ARTICLE XII. MISCELLANEOUS PROVISIONS

 

Section 1. Use of the Name of the Corporation. No person or group of persons may use the name of the corporation for any purpose except as specifically authorized by the Board of Directors.

Section. 2. Rules of Order. The rules contained in Robert's Rules of Order shall govern the society in all cases to which they are applicable and in which they are not inconsistent with the bylaws of this society.

Section. 3. Standing Rules & Regulations. The Board of Directors shall prepare an official document entitled "Standing Rules & Regulations."

a.               Such document shall include but not be limited to:

1)        Date, place and time of regularly scheduled membership meetings.

2)        Classes of membership and annual dues for each class.

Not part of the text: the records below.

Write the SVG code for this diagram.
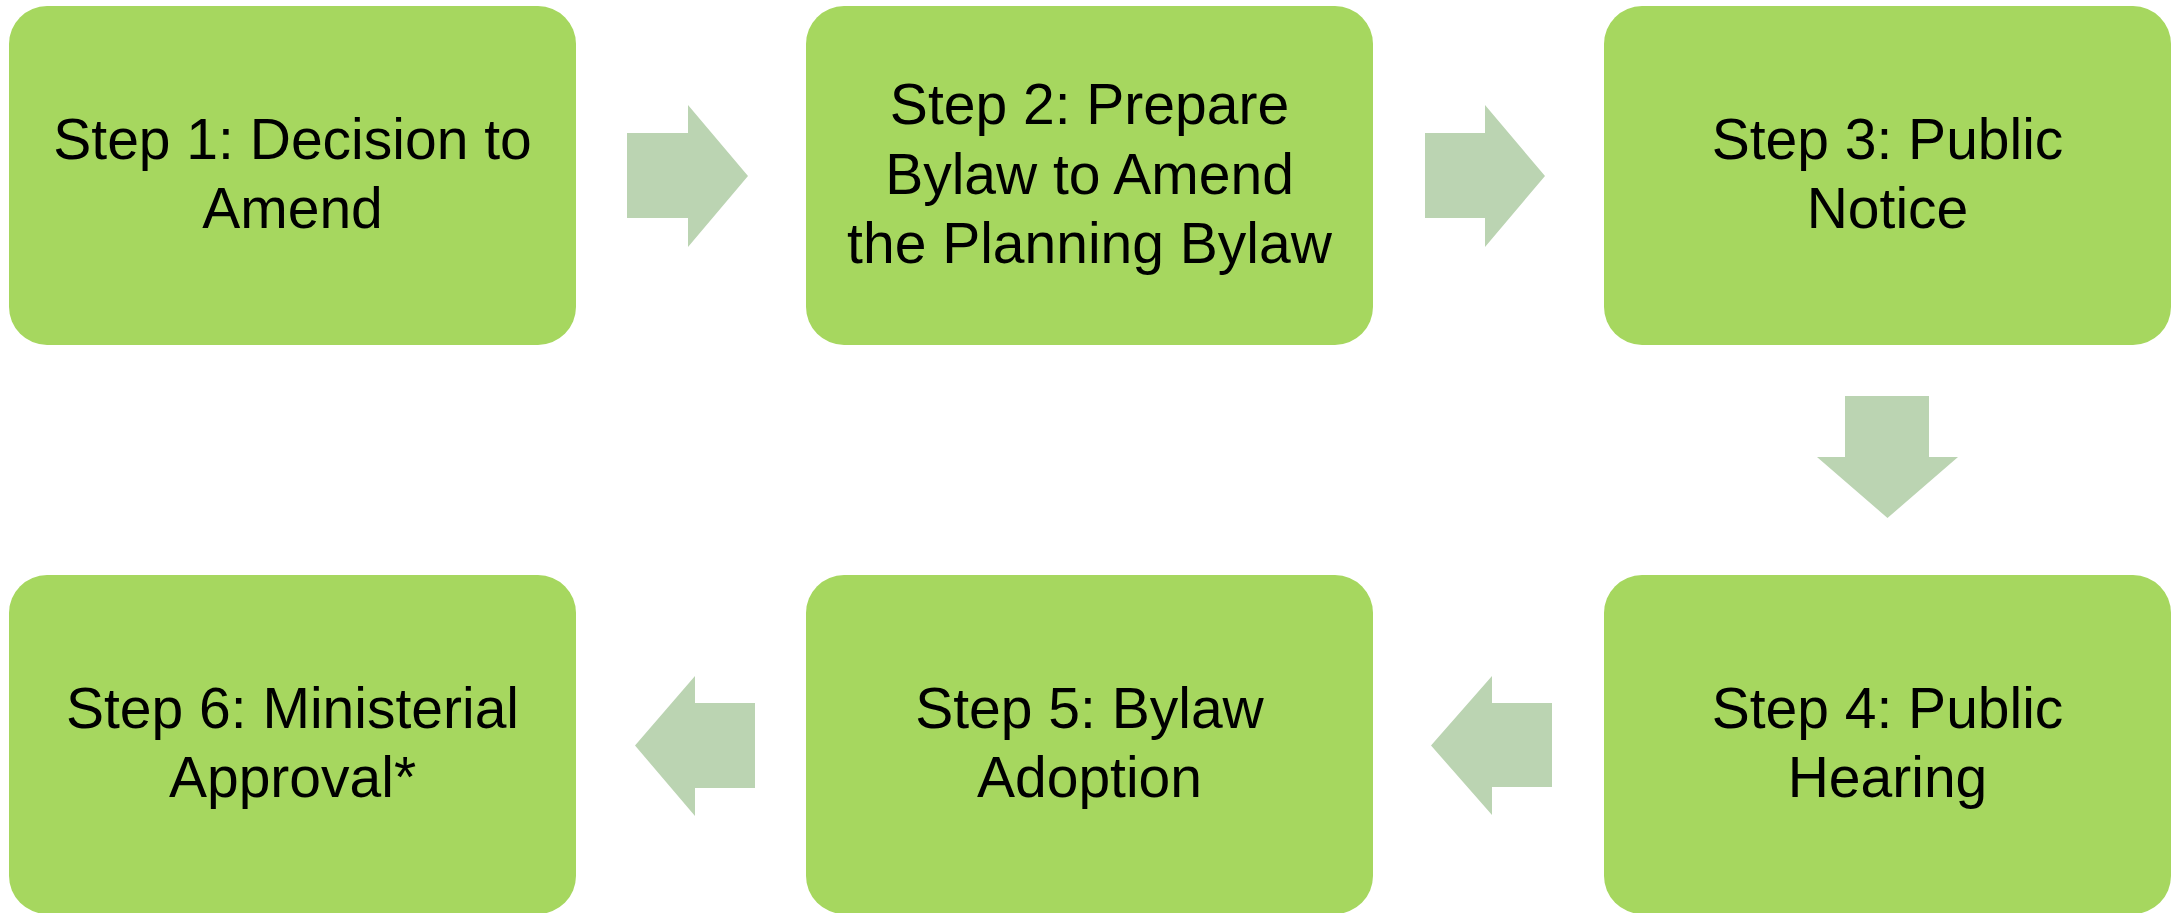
<svg xmlns="http://www.w3.org/2000/svg" width="2175" height="913" viewBox="0 0 2175 913">
<style>
.box{fill:#A6D75F;}
.arr{fill:#BBD4B2;}
.lbl{font-family:"Liberation Sans",Arial,sans-serif;font-size:57px;fill:#000;text-anchor:middle;}
</style>
<rect width="2175" height="913" fill="#FFFFFF"/>
<g id="connectors">
<polygon class="arr" points="627,133 688,133 688,105 748,176 688,247 688,218 627,218"/>
<polygon class="arr" points="1425,133 1485,133 1485,105 1545,176 1485,247 1485,218 1425,218"/>
<polygon class="arr" points="1845,396 1929,396 1929,457 1958,457 1887.5,518 1817,457 1845,457"/>
<polygon class="arr" points="1552,703 1492,703 1492,676 1431,745.5 1492,815 1492,787 1552,787"/>
<polygon class="arr" points="755,703 695,703 695,676 635,745.5 695,816 695,788 755,788"/>
</g>
<g id="step1">
<rect class="box" x="9" y="6" width="567" height="339" rx="38" ry="38"/>
<text class="lbl" x="292.5" y="159">Step 1: Decision to</text>
<text class="lbl" x="292.5" y="228">Amend</text>
</g>
<g id="step2">
<rect class="box" x="806" y="6" width="567" height="339" rx="38" ry="38"/>
<text class="lbl" x="1089.5" y="124">Step 2: Prepare</text>
<text class="lbl" x="1089.5" y="193.5">Bylaw to Amend</text>
<text class="lbl" x="1089.5" y="263">the Planning Bylaw</text>
</g>
<g id="step3">
<rect class="box" x="1604" y="6" width="567" height="339" rx="38" ry="38"/>
<text class="lbl" x="1887.5" y="159">Step 3: Public</text>
<text class="lbl" x="1887.5" y="228">Notice</text>
</g>
<g id="step4">
<rect class="box" x="1604" y="575" width="567" height="339" rx="38" ry="38"/>
<text class="lbl" x="1887.5" y="728">Step 4: Public</text>
<text class="lbl" x="1887.5" y="797">Hearing</text>
</g>
<g id="step5">
<rect class="box" x="806" y="575" width="567" height="339" rx="38" ry="38"/>
<text class="lbl" x="1089.5" y="728">Step 5: Bylaw</text>
<text class="lbl" x="1089.5" y="797">Adoption</text>
</g>
<g id="step6">
<rect class="box" x="9" y="575" width="567" height="339" rx="38" ry="38"/>
<text class="lbl" x="292.5" y="728">Step 6: Ministerial</text>
<text class="lbl" x="292.5" y="797">Approval*</text>
</g>
</svg>
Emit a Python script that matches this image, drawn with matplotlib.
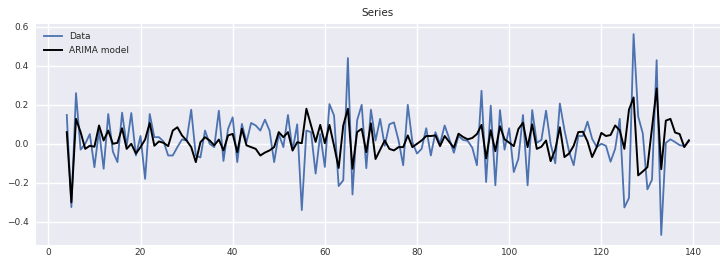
import matplotlib
matplotlib.use("Agg")
import matplotlib.pyplot as plt
import numpy as np

t = list(range(4, 140))

data = [0.148, -0.325, 0.26, -0.03, 0.0, 0.05, -0.12, 0.07, -0.128, 0.153,
        -0.04, -0.094, 0.16, -0.01, 0.158, -0.06, 0.04, -0.18, 0.153, 0.034,
        0.034, 0.012, -0.06, -0.06, -0.017, 0.022, 0.017, 0.175, -0.06, -0.07,
        0.068, 0.0, -0.017, 0.17, -0.088, 0.077, 0.136, -0.094, 0.102, 0.008,
        0.107, 0.094, 0.068, 0.124, 0.068, -0.094, 0.05, -0.017, 0.148, -0.035,
        0.10, -0.34, 0.068, 0.06, -0.153, 0.05, -0.119, 0.204, 0.145, -0.217,
        -0.187, 0.44, -0.26, 0.12, 0.2, -0.125, 0.175, 0.017, 0.128, -0.01,
        0.1, 0.11, 0.017, -0.11, 0.2, 0.008, -0.05, -0.026, 0.08, -0.06,
        0.06, 0.0, 0.094, 0.026, -0.046, 0.04, 0.02, 0.015, -0.02, -0.11,
        0.272, -0.196, 0.196, -0.213, 0.173, -0.03, 0.08, -0.145, -0.077, 0.148,
        -0.213, 0.173, 0.005, 0.02, 0.17, 0.0, -0.1, 0.207, 0.07, -0.04,
        -0.11, 0.04, 0.04, 0.114, 0.026, -0.017, 0.0, -0.01, -0.092, -0.026,
        0.128, -0.327, -0.278, 0.563, 0.14, 0.053, -0.234, -0.184, 0.429, -0.468,
        0.005, 0.023, 0.009, -0.007, -0.012, 0.013]

model = [0.06, -0.30, 0.128, 0.06, -0.026, -0.01, -0.015, 0.094, 0.017, 0.068,
         0.0, 0.005, 0.08, -0.026, 0.0, -0.05, -0.017, 0.022, 0.107, -0.01,
         0.012, 0.005, -0.012, 0.068, 0.085, 0.043, 0.017, -0.017, -0.094, 0.008,
         0.034, 0.017, -0.008, 0.022, -0.034, 0.043, 0.051, -0.043, 0.077, -0.008,
         -0.017, -0.026, -0.06, -0.045, -0.034, -0.017, 0.06, 0.034, 0.06, -0.034,
         0.008, 0.003, 0.18, 0.094, 0.01, 0.097, 0.003, 0.097, -0.01, -0.124,
         0.094, 0.18, -0.128, 0.06, 0.077, -0.043, 0.105, -0.078, -0.03, 0.017,
         -0.026, -0.034, -0.017, -0.017, 0.043, -0.017, 0.0, 0.017, 0.04, 0.04,
         0.043, -0.012, 0.04, 0.01, -0.02, 0.052, 0.035, 0.023, 0.03, 0.05,
         0.097, -0.075, 0.07, -0.038, 0.09, 0.023, 0.006, -0.012, 0.076, 0.108,
         -0.017, 0.1, -0.026, -0.015, 0.017, -0.089, -0.03, 0.085, -0.068, -0.05,
         -0.01, 0.06, 0.062, 0.012, -0.068, -0.017, 0.056, 0.04, 0.045, 0.094,
         0.069, -0.026, 0.175, 0.238, -0.162, -0.142, -0.12, 0.08, 0.284, -0.13,
         0.119, 0.128, 0.058, 0.05, -0.017, 0.018]

x_ticks = [0, 20, 40, 60, 80, 100, 120, 140]
y_ticks = [-0.4, -0.2, 0.0, 0.2, 0.4, 0.6]

fig = plt.figure(figsize=(7.28, 2.59), dpi=100)
ax = fig.add_axes([0.049, 0.054, 0.940, 0.853])
ax.set_facecolor("#EAEAF2")
ax.grid(True, color="white", linewidth=1.0)
ax.set_axisbelow(True)
for s in ax.spines.values():
    s.set_visible(False)

ax.plot(t, data, color="#4C72B0", linewidth=1.3, label="Data")
ax.plot(t, model, color="black", linewidth=1.4, label="ARIMA model")

ax.set_xticks(x_ticks)
ax.set_yticks(y_ticks)
ax.set_yticklabels([f"{v:.1f}".replace("-", "\u2212") for v in y_ticks])
ax.tick_params(length=0, labelsize=6.5, colors="#333333")
ax.tick_params(axis="x", pad=2.5)
ax.tick_params(axis="y", pad=5)
ax.set_title("Series", fontsize=7.5, color="#262626", pad=6)
leg = ax.legend(loc="upper left", frameon=False, fontsize=6.5, handlelength=2.0)
for txt in leg.get_texts():
    txt.set_color("#262626")

fig.savefig("out.png", dpi=100)
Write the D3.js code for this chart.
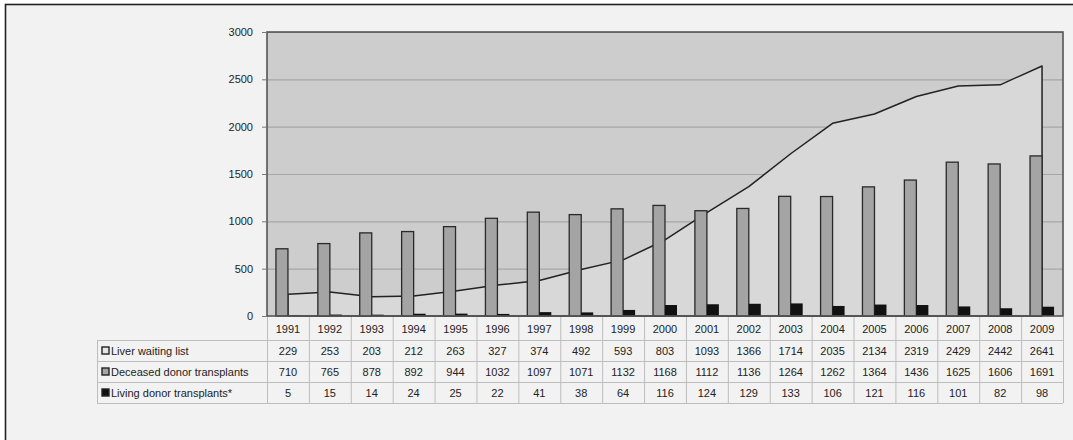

b.               The Standing Rules & Regulations may be amended from time to time by a majority
vote of the Board of Directors.

 

ARTICLE XIII. AMENDMENTS TO THE BY-LAWS

 

These by-laws may be altered, amended, repealed, or new by-laws adopted by a two-thirds vote of the voting members present at any general meeting provided notice of the proposed amendment(s) in writing is given to the membership at least thirty (30) days prior to being voted upon. Such notice may be delivered, either personally, by mail, or by email, to each member of the corporation entitled to vote. If mailed, the notice shall be deemed to be delivered when deposited in the United States mail addressed to the member at his/her address as it appears on the records of the corporation, with postage thereon prepaid.  IF E-MAILED THE NOTICE SHALL BE DEEMED TO BE DELIVERED to the member at his/her address as it appears on the records of the corporation.  IT IS THE RESPONSIBILITY OF THE MEMBER TO NOTIFY THE CORPORATION OF CHANGES IN THEIR ADDRESS OR E-MAIL ADDRESS.

Amendments to these by-laws become effective immediately upon adoption by the membership. The elimination of an office or board position will become effective at the end of the fiscal year during which the amendments were adopted.